しかし、日本は「日本人なんだからこうしなさい」みたいな話が多いと思うんです。
そうなると、投票権を得る18歳になっていきなり「法律をつくる側のことを考えなさい」と言われたってわからないですよ。
ーー報道や周囲も「若者の投票率が低い」と言い過ぎですか?それが閉塞感につながっていることは考えられるでしょうか。
若者の投票率が低いのは間違いありません。しかし、それを上から目線で「けしからん」というのは違います。
本人たち自身に「どういう影響を与えるか」ということを教えてあげなければなりません。
要するに、このまま投票率が低い状態だと、「政治家になめられ続けるよ」ということです。
あまりテレビなどでは言われないかもしれませんが、私は授業でもはっきり言っています。「君たちは政治家になめられたいのか?」と。
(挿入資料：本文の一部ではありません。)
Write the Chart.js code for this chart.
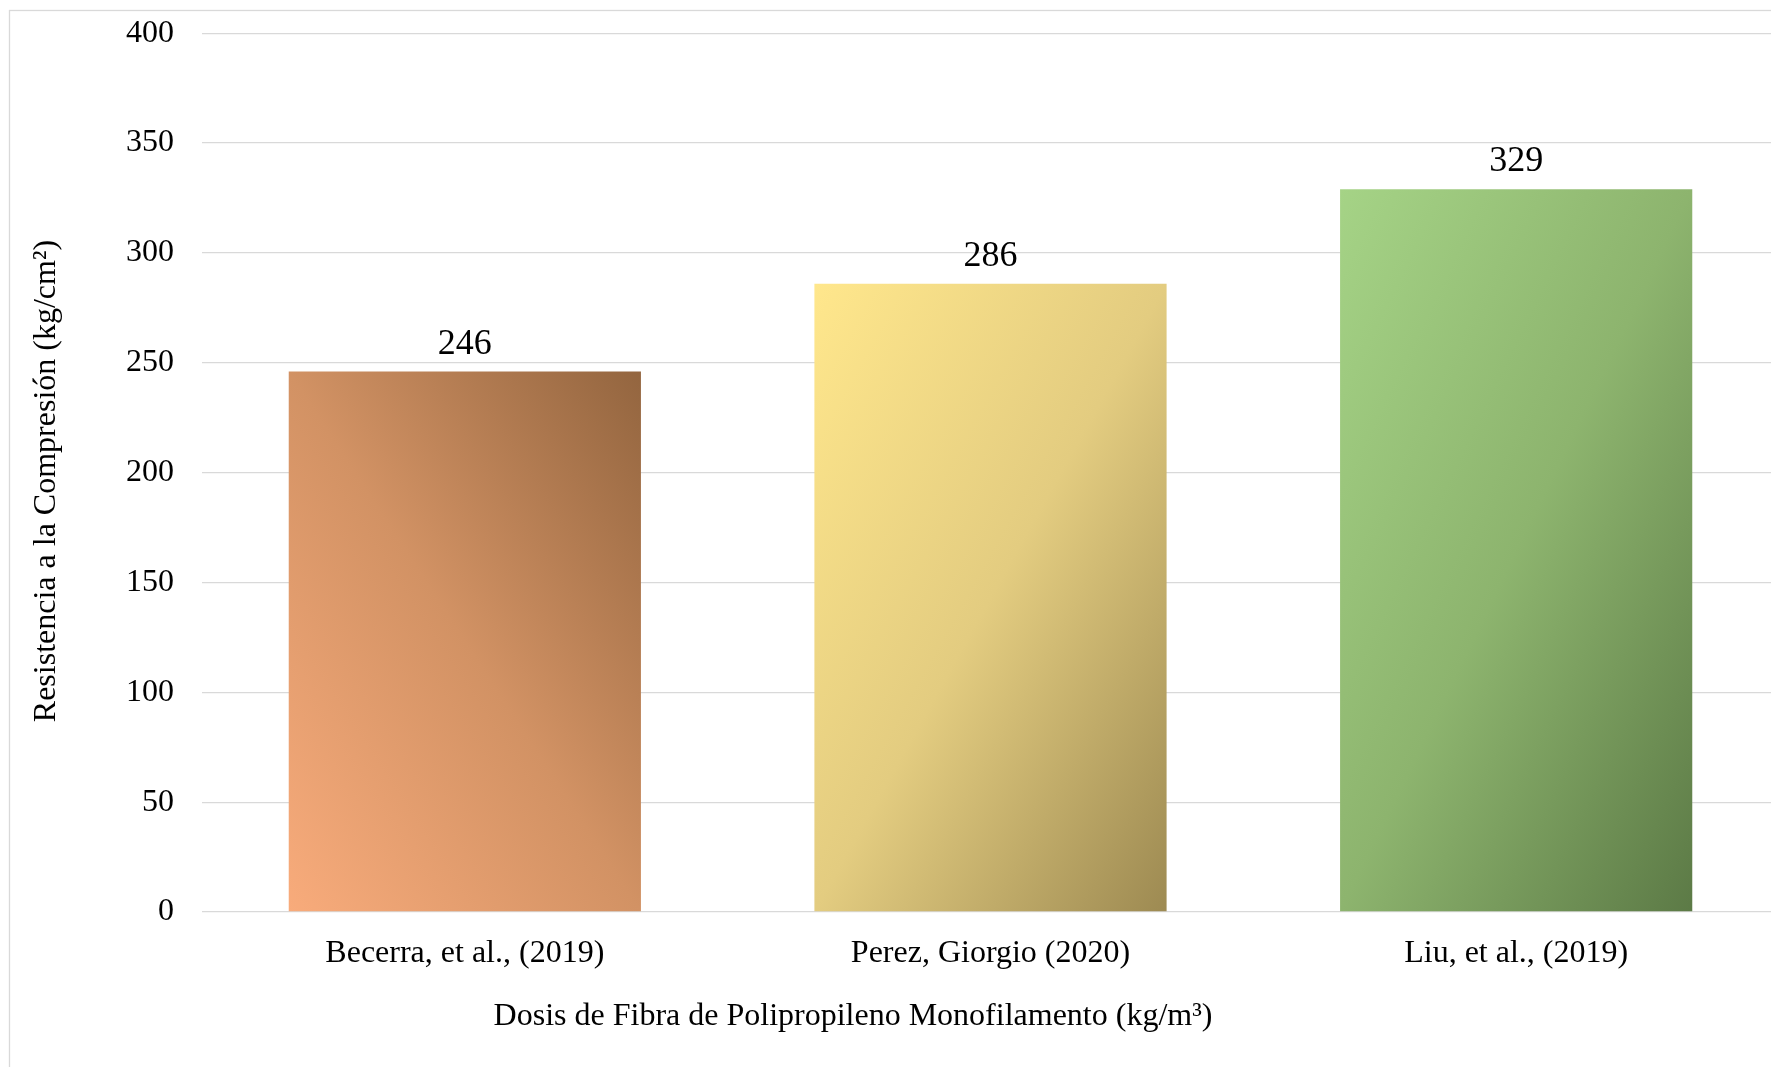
<!DOCTYPE html>
<html>
<head>
<meta charset="utf-8">
<script src="https://cdn.jsdelivr.net/npm/chart.js@4.4.1/dist/chart.umd.min.js"></script>
<style>
  html, body { margin: 0; padding: 0; background: #fff; overflow: hidden; }
  #wrap { position: relative; width: 1780px; height: 1067px; overflow: hidden; }
  #chart { position: absolute; left: 0; top: -14px; }
</style>
</head>
<body>
<div id="wrap"><canvas id="chart" width="1780" height="1081"></canvas></div>
<script>
const categories = ['Becerra, et al., (2019)', 'Perez, Giorgio (2020)', 'Liu, et al., (2019)'];
const resistencia = [246, 286, 329];
// light / middle / dark stops of each bar's gradient
const lightColors = ['#f8ab7b', '#ffe78c', '#a5d386'];
const midColors = ['#d29264', '#e3cc80', '#8db46e'];
const darkColors = ['#93653f', '#9d8a52', '#5c7a46'];
// 'up': light bottom-left -> dark top-right, 'down': light top-left -> dark bottom-right
const gradientDir = ['up', 'down', 'down'];

const FONT = '"Liberation Serif", "Times New Roman", serif';
const BAR_PCT = 0.67;
const SHIFT = 14; // canvas sits this far above the page top

// diagonal gradient where the two other corners sit on the middle stop
function barGradient(ctx, l, t, r, b, dir, c0, cm, c1) {
  const w = r - l, h = b - t;
  const cx = (l + r) / 2, cy = (t + b) / 2;
  const k = (w * h) / (w * w + h * h);
  const dx = h, dy = dir === 'up' ? -w : w;
  const g = ctx.createLinearGradient(cx - k * dx, cy - k * dy, cx + k * dx, cy + k * dy);
  g.addColorStop(0, c0);
  g.addColorStop(0.5, cm);
  g.addColorStop(1, c1);
  return g;
}

const framePlugin = {
  id: 'frame',
  beforeDraw(chart) {
    const ctx = chart.ctx;
    ctx.save();
    ctx.strokeStyle = '#d9d9d9';
    ctx.lineWidth = 1.3;
    ctx.strokeRect(9.5, 10.5 + SHIFT, 4000, 4000);
    ctx.restore();
  }
};

const labelsPlugin = {
  id: 'valueLabels',
  afterDatasetsDraw(chart) {
    const ctx = chart.ctx;
    const meta = chart.getDatasetMeta(0);
    ctx.save();
    ctx.font = '36px ' + FONT;
    ctx.fillStyle = '#000';
    ctx.textAlign = 'center';
    ctx.textBaseline = 'alphabetic';
    meta.data.forEach((el, i) => {
      ctx.fillText(String(resistencia[i]), el.x, el.y - 18);
    });
    ctx.restore();
  }
};

const titlesPlugin = {
  id: 'axisTitles',
  afterDraw(chart) {
    const ctx = chart.ctx;
    ctx.save();
    ctx.font = '32px ' + FONT;
    ctx.fillStyle = '#000';
    ctx.textAlign = 'center';
    ctx.textBaseline = 'middle';
    ctx.fillText('Dosis de Fibra de Polipropileno Monofilamento (kg/m³)', 853, 1017 + SHIFT);
    ctx.translate(47, 481 + SHIFT);
    ctx.rotate(-Math.PI / 2);
    ctx.fillText('Resistencia a la Compresión (kg/cm²)', 0, 0);
    ctx.restore();
  }
};

new Chart(document.getElementById('chart'), {
  type: 'bar',
  data: {
    labels: categories,
    datasets: [{
      data: resistencia,
      barPercentage: BAR_PCT,
      categoryPercentage: 1,
      borderWidth: 0,
      backgroundColor: (c) => {
        const chart = c.chart;
        const i = c.dataIndex;
        if (!chart.chartArea || i === undefined) return lightColors[i || 0];
        const xs = chart.scales.x, ys = chart.scales.y;
        const half = (xs.width / categories.length) * BAR_PCT / 2;
        const cx = xs.getPixelForValue(i);
        return barGradient(chart.ctx, cx - half, ys.getPixelForValue(resistencia[i]),
          cx + half, ys.getPixelForValue(0), gradientDir[i],
          lightColors[i], midColors[i], darkColors[i]);
      }
    }]
  },
  options: {
    responsive: false,
    animation: false,
    devicePixelRatio: 1,
    layout: { padding: { top: 18, left: 0, right: 1, bottom: 0 } },
    plugins: { legend: { display: false }, tooltip: { enabled: false } },
    scales: {
      x: {
        grid: { display: false },
        border: { display: false },
        ticks: { color: '#000', font: { family: FONT, size: 32 }, padding: 14, maxRotation: 0 },
        afterFit(s) { s.height = 155; }
      },
      y: {
        min: 0,
        max: 400,
        ticks: { stepSize: 50, color: '#000', font: { family: FONT, size: 32 }, padding: 28 },
        grid: { color: '#d9d9d9', lineWidth: 1.3, drawTicks: false },
        border: { display: false },
        afterFit(s) { s.width = 202; }
      }
    }
  },
  plugins: [framePlugin, labelsPlugin, titlesPlugin]
});
</script>
</body>
</html>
ーー「政治家になめられたいのか?」というのは重要なメッセージですね。このままでは政治家は若者に対して何も考えない。
よく学生は「投票しなくてもそこそこ幸せだから大丈夫」と言います。
これはある意味幸せなことなのかもしれないですが、今の現状を見ても円安やコロナで社会がめちゃくちゃになっています。
あと、今のロシアがそうですが、気づいた時には好き勝手やられる可能性だってあります。
いざ「まずいぞ」と思った時に、それを止められるかどうかを考えなければなりません。
「投票しなくてもそこそこ幸せ」という意見を、韓国人留学生に聞くと、「日本は韓国ほど差し迫って困ったことがないからでしょうね」と言っていました。
「韓国もそこまで学校で政治について教わらない」と話していましたが、家では政治について話をするみたいです。
日本は、家でも話さない、先生は教えてくれない、子ども同士で話さない。
こんな状態では投票率は下がりますよ。
でも、政治家になめられないために、「いざ」という時のために、投票というのは大切なことなんです。